Хотя римляне и были болтливы и падки на разговор, их разум оставался во многом крестьянским, и подобные тонкости не могли долго служить предметом обсуждения. Некоторые из философов, впрочем, имели в Риме большое влияние в политике, и такие известные люди, как Гракхи или Сципион Эмилиан, проводили много времени в их компании и пользовались построениями философов, чтобы проводить свою линию в политике.

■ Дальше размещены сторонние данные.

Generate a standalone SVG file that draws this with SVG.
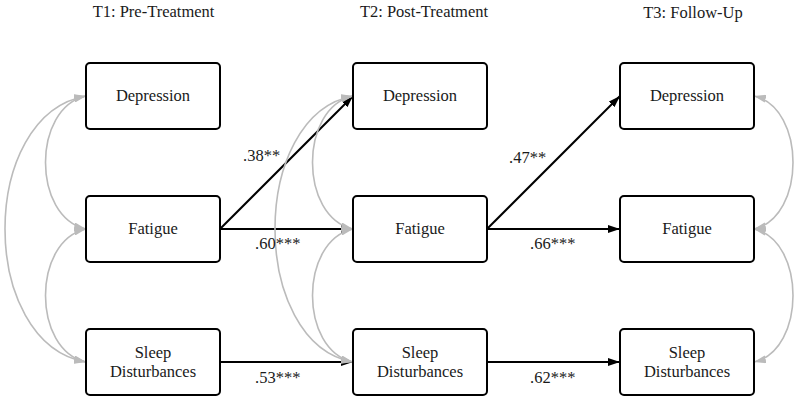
<svg xmlns="http://www.w3.org/2000/svg" width="800" height="403" viewBox="0 0 800 403">
<defs>
<marker id="ab" viewBox="0 0 12 8" refX="12" refY="4" markerWidth="12" markerHeight="8" markerUnits="userSpaceOnUse" orient="auto"><path d="M0,0 L12,4 L0,8 Z" fill="#000"/></marker>
<marker id="ag" viewBox="0 0 12 8" refX="12" refY="4" markerWidth="12" markerHeight="8" markerUnits="userSpaceOnUse" orient="auto-start-reverse"><path d="M0,0 L12,4 L0,8 Z" fill="#bbb"/></marker>
</defs>
<style>
.box{fill:#fff;stroke:#000;stroke-width:2}
text{font-family:"Liberation Serif","Times New Roman",serif;font-size:16.5px;fill:#1a1a1a}
.c{text-anchor:middle}
.p{stroke:#000;stroke-width:2;fill:none;marker-end:url(#ab)}
.g{stroke:#bbb;stroke-width:1.6;fill:none;marker-start:url(#ag);marker-end:url(#ag)}
</style>
<g id="headers">
<text class="c" x="153.5" y="17">T1: Pre-Treatment</text>
<text class="c" x="424" y="17">T2: Post-Treatment</text>
<text class="c" x="693" y="18">T3: Follow-Up</text>
</g>
<g id="connectors">
<path class="p" d="M220,229 L353,96"/>
<path class="p" d="M220,229 L353,229"/>
<path class="p" d="M220,362 L353,362"/>
<path class="p" d="M487,229 L620,96"/>
<path class="p" d="M487,229 L620,229"/>
<path class="p" d="M487,362 L620,362"/>
<path class="g" d="M86,96 C32,108 32,217 86,229"/>
<path class="g" d="M86,229 C32,241 32,350 86,362"/>
<path class="g" d="M86,96 C-22,115 -22,343 86,362"/>
<path class="g" d="M353,96 C299,108 299,217 353,229"/>
<path class="g" d="M353,229 C299,241 299,350 353,362"/>
<path class="g" d="M353,96 C249,115 249,343 353,362"/>
<path class="g" d="M754,96 C806,108 806,217 754,229"/>
<path class="g" d="M754,229 C806,241 806,350 754,362"/>
<text x="243" y="161">.38**</text>
<text x="255" y="249">.60***</text>
<text x="255" y="383">.53***</text>
<text x="509" y="163">.47**</text>
<text x="530" y="249">.66***</text>
<text x="530" y="383">.62***</text>
</g>
<g id="t1-depression"><rect class="box" x="86" y="63" width="134" height="66" rx="4"/><text class="c" x="153" y="101">Depression</text></g>
<g id="t1-fatigue"><rect class="box" x="86" y="196" width="134" height="66" rx="4"/><text class="c" x="153" y="234">Fatigue</text></g>
<g id="t1-sleep"><rect class="box" x="86" y="329" width="134" height="66" rx="4"/><text class="c" x="153" y="358">Sleep</text><text class="c" x="153" y="377">Disturbances</text></g>
<g id="t2-depression"><rect class="box" x="353" y="63" width="134" height="66" rx="4"/><text class="c" x="420" y="101">Depression</text></g>
<g id="t2-fatigue"><rect class="box" x="353" y="196" width="134" height="66" rx="4"/><text class="c" x="420" y="234">Fatigue</text></g>
<g id="t2-sleep"><rect class="box" x="353" y="329" width="134" height="66" rx="4"/><text class="c" x="420" y="358">Sleep</text><text class="c" x="420" y="377">Disturbances</text></g>
<g id="t3-depression"><rect class="box" x="620" y="63" width="134" height="66" rx="4"/><text class="c" x="687" y="101">Depression</text></g>
<g id="t3-fatigue"><rect class="box" x="620" y="196" width="134" height="66" rx="4"/><text class="c" x="687" y="234">Fatigue</text></g>
<g id="t3-sleep"><rect class="box" x="620" y="329" width="134" height="66" rx="4"/><text class="c" x="687" y="358">Sleep</text><text class="c" x="687" y="377">Disturbances</text></g>
</svg>
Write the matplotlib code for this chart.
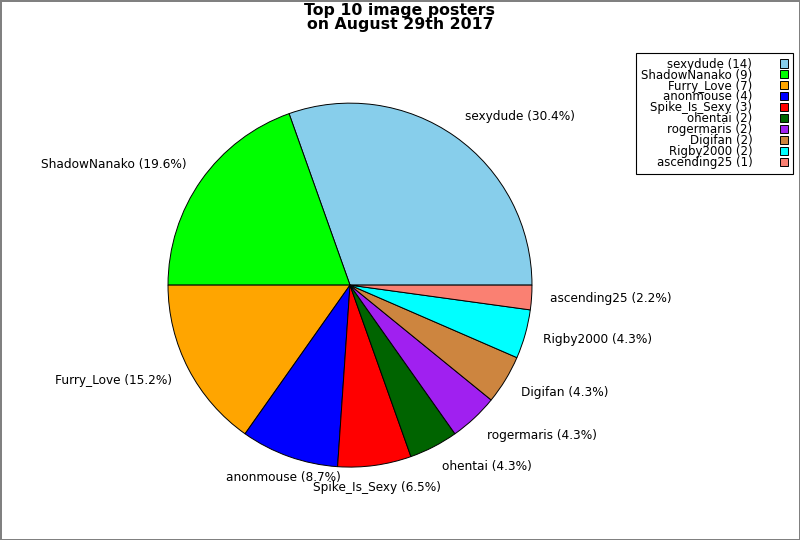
import matplotlib
matplotlib.use('Agg')
import numpy as np
import matplotlib.pyplot as plt

names = ['sexydude', 'ShadowNanako', 'Furry_Love', 'anonmouse', 'Spike_Is_Sexy',
         'ohentai', 'rogermaris', 'Digifan', 'Rigby2000', 'ascending25']
counts = [14, 9, 7, 4, 3, 2, 2, 2, 2, 1]
colors = ['#87CEEB', '#00FF00', '#FFA500', '#0000FF', '#FF0000',
          '#006400', '#A020F0', '#CD853F', '#00FFFF', '#FA8072']

total = sum(counts)
pie_labels = ['%s (%.1f%%)' % (n, 100.0 * c / total) for n, c in zip(names, counts)]
legend_labels = ['%s (%d)' % (n, c) for n, c in zip(names, counts)]

fig = plt.figure(figsize=(8, 5.4), dpi=100, edgecolor='gray', linewidth=2)
ax = fig.add_axes([0.21, 0.135, 0.455, 0.674])

wedges, texts = ax.pie(counts, labels=pie_labels, colors=colors, startangle=0,
                       counterclock=True, labeldistance=1.1,
                       wedgeprops={'edgecolor': 'black', 'linewidth': 0.7},
                       textprops={'fontsize': 8.7})
# labels near the bottom/top are centred on their anchor and pushed a bit outwards
for w, t in zip(wedges, texts):
    mid = np.deg2rad((w.theta1 + w.theta2) / 2)
    s = np.sin(mid)
    if abs(np.cos(mid)) < 0.4:
        t.set_ha('center')
    t.set_va('center')
    x, y = t.get_position()
    if s > 0.4:
        y += 0.03
    elif s < -0.4:
        y -= 0.02
    t.set_position((x, y))

ax.set_xlim(-1, 1)
ax.set_ylim(-1, 1)
ax.set_aspect('equal')
ax.axis('off')

fig.suptitle('Top 10 image posters\non August 29th 2017', x=0.5, y=0.995,
             fontsize=11.3, fontweight='bold', linespacing=0.9)

leg = fig.legend(wedges, legend_labels, loc='upper right',
                 bbox_to_anchor=(0.991, 0.902), bbox_transform=fig.transFigure,
                 borderaxespad=0, markerfirst=False, fancybox=False,
                 edgecolor='black', framealpha=1, fontsize=8.5,
                 handlelength=0.68, handleheight=0.68, labelspacing=-0.175,
                 handletextpad=2.35, borderpad=0.4)
leg.get_frame().set_linewidth(0.8)
for t in leg.get_texts():
    t.set_ha('right')

fig.savefig('out.png', dpi=100, edgecolor=fig.get_edgecolor())
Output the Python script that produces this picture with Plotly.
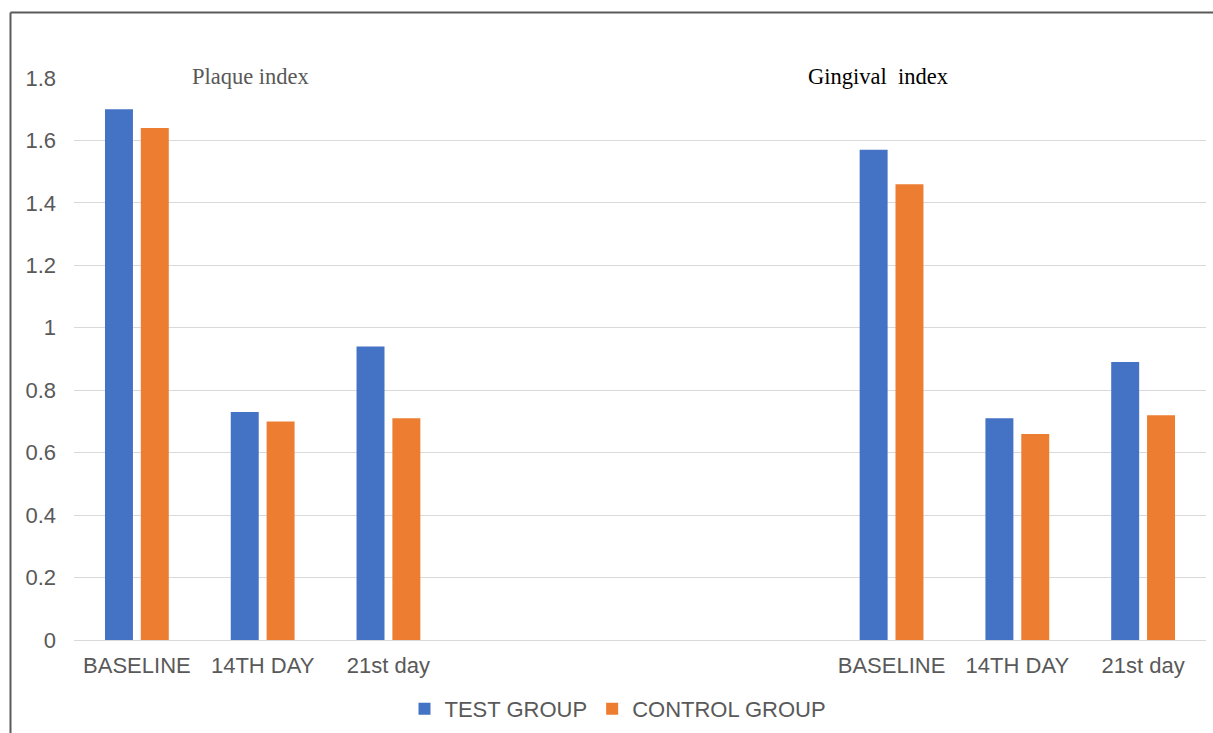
import plotly.graph_objects as go

# ---- data ----
categories = ["BASELINE", "14TH DAY", "21st day", "", "", "", "BASELINE", "14TH DAY", "21st day"]
test_group = [1.70, 0.73, 0.94, None, None, None, 1.57, 0.71, 0.89]
control_group = [1.64, 0.70, 0.71, None, None, None, 1.46, 0.66, 0.72]
y_ticks = [0, 0.2, 0.4, 0.6, 0.8, 1.0, 1.2, 1.4, 1.6, 1.8]
y_tick_labels = ["0", "0.2", "0.4", "0.6", "0.8", "1", "1.2", "1.4", "1.6", "1.8"]
series_names = ["TEST GROUP", "CONTROL GROUP"]
panel_titles = ["Plaque index", "Gingival\u00a0 index"]

W, H = 1213, 733
L, R, T, B = 74, 7, 78, 93
PW, PH = W - L - R, H - T - B

xs = list(range(len(categories)))

fig = go.Figure()
fig.add_trace(go.Bar(x=xs, y=test_group, name=series_names[0],
                     marker=dict(color="#4472C4", line=dict(width=0))))
fig.add_trace(go.Bar(x=xs, y=control_group, name=series_names[1],
                     marker=dict(color="#ED7D31", line=dict(width=0))))

def px_x(p):
    return (p - L) / PW

def px_y(p):
    return (H - B - p) / PH

fig.update_layout(
    width=W, height=H,
    margin=dict(l=L, r=R, t=T, b=B, autoexpand=False),
    paper_bgcolor="white", plot_bgcolor="white",
    barmode="group", bargap=0.43, bargroupgap=0.22,
    font=dict(family="Liberation Sans, Arial, sans-serif", size=22, color="#595959"),
    showlegend=True,
    legend=dict(orientation="h", x=px_x(618), xanchor="center",
                y=px_y(709), yanchor="middle",
                font=dict(size=22, color="#595959"),
                itemclick=False, tracegroupgap=0, bgcolor="rgba(0,0,0,0)"),
    xaxis=dict(range=[-0.5, len(categories) - 0.5], tickmode="array",
               tickvals=xs, ticktext=categories, showgrid=False,
               zeroline=False, showline=False, ticks="",
               ticklabelstandoff=10,
               tickfont=dict(size=22, color="#595959")),
    yaxis=dict(range=[0, 1.8], tickmode="array", tickvals=y_ticks,
               ticktext=y_tick_labels, showgrid=True, gridcolor="#d9d9d9",
               gridwidth=1, zeroline=True, zerolinecolor="#d9d9d9",
               zerolinewidth=1, showline=False, ticks="",
               ticklabelstandoff=17,
               tickfont=dict(size=22, color="#595959")),
    annotations=[
        dict(text=panel_titles[0], xref="paper", yref="paper",
             x=px_x(250), y=px_y(77), xanchor="center", yanchor="middle",
             showarrow=False,
             font=dict(family="Liberation Serif, Times New Roman, serif", size=22.5, color="#595959")),
        dict(text=panel_titles[1], xref="paper", yref="paper",
             x=px_x(878), y=px_y(77), xanchor="center", yanchor="middle",
             showarrow=False,
             font=dict(family="Liberation Serif, Times New Roman, serif", size=22.5, color="#000000")),
    ],
    shapes=[
        dict(type="line", xref="paper", yref="paper",
             x0=px_x(10.5), x1=px_x(10.5), y0=px_y(12.5), y1=px_y(H + 5),
             line=dict(color="#5a5a5a", width=2)),
        dict(type="line", xref="paper", yref="paper",
             x0=px_x(10.5), x1=px_x(W + 5), y0=px_y(12.5), y1=px_y(12.5),
             line=dict(color="#5a5a5a", width=2)),
    ],
)

fig.write_html("out.html")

Вместе с философами в Рим к огромной радости юных римлян, оставивших военную службу, приходят ораторы. Эти мастера словесной эквилибристики готовы были рассуждать по любому поводу. Их юные ученики также спорят на самые различные, а иногда и неожиданные темы. Отец философии Сенека, профессионально занимавшийся риторикой, оставил нам несколько примеров тем, предложенных ученикам: например, составить закон, согласно которому соблазненная женщина должна выбирать между осуждением на смерть своего соблазнителя или браком с ним без приданого. Представим себе, что той же ночью некий мужчина совершает насилие над двумя женщинами; одна требует его смерти, другая хочет выйти за него замуж; начинается судебное дело… Или другие темы: Юпитер упрекает Солнце в том, что оно уступило свою колесницу Фаэтону; речь Медеи о принесении в жертву своих детей; Ахилл, давший волю своей ярости против Агамемнона, и т. д. Именно на подобных упражнениях оттачивали свое искусство самые знаменитые ораторы в истории Рима, например Цицерон. Молодые люди отправлялись также в Грецию, чтобы получить образование у великих учителей и совершенствоваться в искусстве слова.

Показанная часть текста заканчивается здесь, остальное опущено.